La clase obrera no esperaba de la Comuna ningún milagro. No tienen ninguna utopía lista para implantar por decreto del pueblo. Saben que, para conseguir su propia emancipación, y con ella esa forma superior de vida hacia la que tiende irresistiblemente la sociedad actual por su propio desarrollo económico, tendrán que pasar por largas luchas, por toda una serie de procesos históricos, que transformarán las circunstancias y los hombres. Ellos no tienen que realizar ningunos ideales, sino simplemente librar los elementos de la nueva sociedad que la vieja sociedad burguesa agonizante lleva en su seno. Plenamente consciente de su misión histórica y heroicamente resuelta a obrar con arreglo a ella, la clase obrera puede mofarse de las burdas invectivas de los lacayos de la pluma y del pedante patrocinio de los doctrinarios burgueses bien intencionados, que vierten sus perogrulladas de ignorantes y sus sectarias fantasías con un tono sibilino de infalibilidad científica.
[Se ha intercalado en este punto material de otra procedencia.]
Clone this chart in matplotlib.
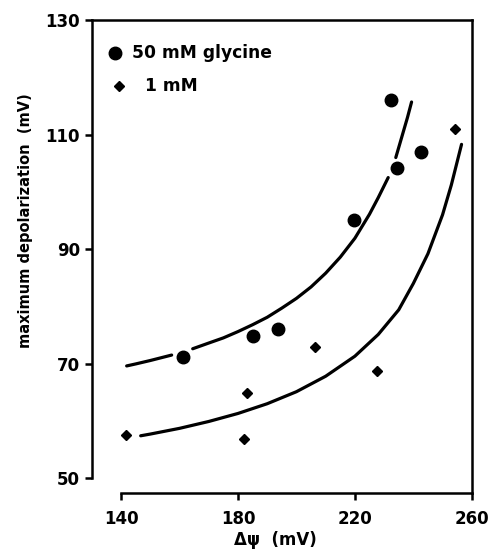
import matplotlib
matplotlib.use('Agg')
import matplotlib.pyplot as plt

# measured points
gly_x = [161.3, 185.1, 193.8, 219.8, 234.4, 232.4, 242.6]
gly_y = [71.2, 74.9, 76.0, 95.1, 104.1, 116.1, 107.0]
low_x = [141.6, 182.1, 183.1, 206.4, 227.6, 254.4]
low_y = [57.6, 56.9, 64.9, 72.9, 68.8, 110.9]

# fitted curves as drawn (upper one broken in three pieces)
fit_gly = [
    ([141.9, 145, 150, 155, 157.3], [69.6, 69.95, 70.55, 71.2, 71.5]),
    ([164.5, 170, 175, 180, 185, 190, 195, 200, 205, 210, 215, 220, 225, 228, 231.4],
     [72.6, 73.6, 74.5, 75.6, 76.8, 78.1, 79.7, 81.4, 83.4, 85.8, 88.6, 91.9, 96.1, 99.0, 102.5]),
    ([234.0, 236, 238, 239.4], [106.0, 109.5, 113.0, 115.7]),
]
fit_low_x = [146.7, 150, 160, 170, 180, 190, 200, 210, 220, 228, 235, 240, 245, 250, 253, 256.5]
fit_low_y = [57.4, 57.7, 58.7, 59.9, 61.3, 63.0, 65.1, 67.8, 71.3, 75.1, 79.4, 84.0, 89.2, 96.0, 101.2, 108.3]

xticks = [140, 180, 220, 260]
yticks = [50, 70, 90, 110, 130]

plt.rcParams['font.family'] = ['DejaVu Sans']
plt.rcParams['font.weight'] = 'bold'

fig = plt.figure(figsize=(4.94, 5.59), dpi=100)
ax = fig.add_axes([0.186, 0.118, 0.769, 0.846])

for fx, fy in fit_gly:
    ax.plot(fx, fy, color='black', lw=2.3, solid_capstyle='round')
ax.plot(fit_low_x, fit_low_y, color='black', lw=2.3, solid_capstyle='round')

ax.plot(gly_x, gly_y, 'o', color='black', ms=9)
ax.plot(low_x, low_y, 'D', color='black', ms=5.5)

# legend drawn by hand
ax.plot([0.0605], [0.930], 'o', color='black', ms=9, transform=ax.transAxes, clip_on=False)
ax.text(0.105, 0.930, '50 mM glycine', transform=ax.transAxes, fontsize=12.3,
        fontweight='bold', va='center', ha='left')
ax.plot([0.071], [0.860], 'D', color='black', ms=5.5, transform=ax.transAxes, clip_on=False)
ax.text(0.14, 0.860, '1 mM', transform=ax.transAxes, fontsize=12.3,
        fontweight='bold', va='center', ha='left')

ax.set_xlim(130, 260)
ax.set_ylim(47.4, 130)
ax.set_xticks(xticks)
ax.set_yticks(yticks)
ax.spines['left'].set_bounds(50, 130)
ax.spines['bottom'].set_bounds(140, 260)
for s in ax.spines.values():
    s.set_linewidth(1.8)
ax.tick_params(direction='out', length=5, width=1.8, labelsize=12)
ax.tick_params(axis='x', pad=7)

ax.set_ylabel('maximum depolarization  (mV)', fontsize=10.5, fontweight='bold')
ax.yaxis.set_label_coords(-0.155, 0.577)
ax.set_xlabel('Δψ  (mV)', fontsize=12, fontweight='bold')
ax.xaxis.set_label_coords(0.483, -0.08)

plt.savefig('out.png', dpi=100)
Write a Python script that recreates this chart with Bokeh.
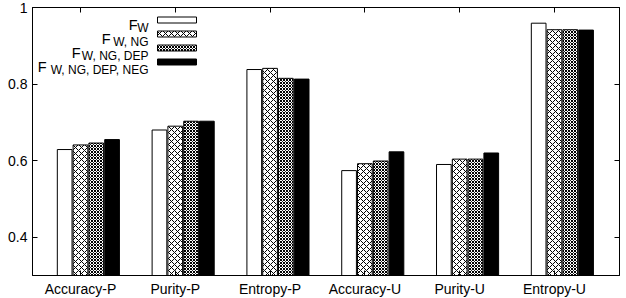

Cuando la Comuna de París tomó en sus propias manos las riendas de la revolución; cuando, por primera vez en la historia, simples obreros se atrevieron a violar el privilegio gubernamental de sus «superiores naturales» y, en circunstancias de una dificultad sin precedentes, realizaron su labor de un modo modesto, concienzudo y eficaz, el viejo mundo se retorció en convulsiones de rabia ante el espectáculo de la Bandera Roja, símbolo de la República del Trabajo, ondeando sobre el Hôtel de Ville.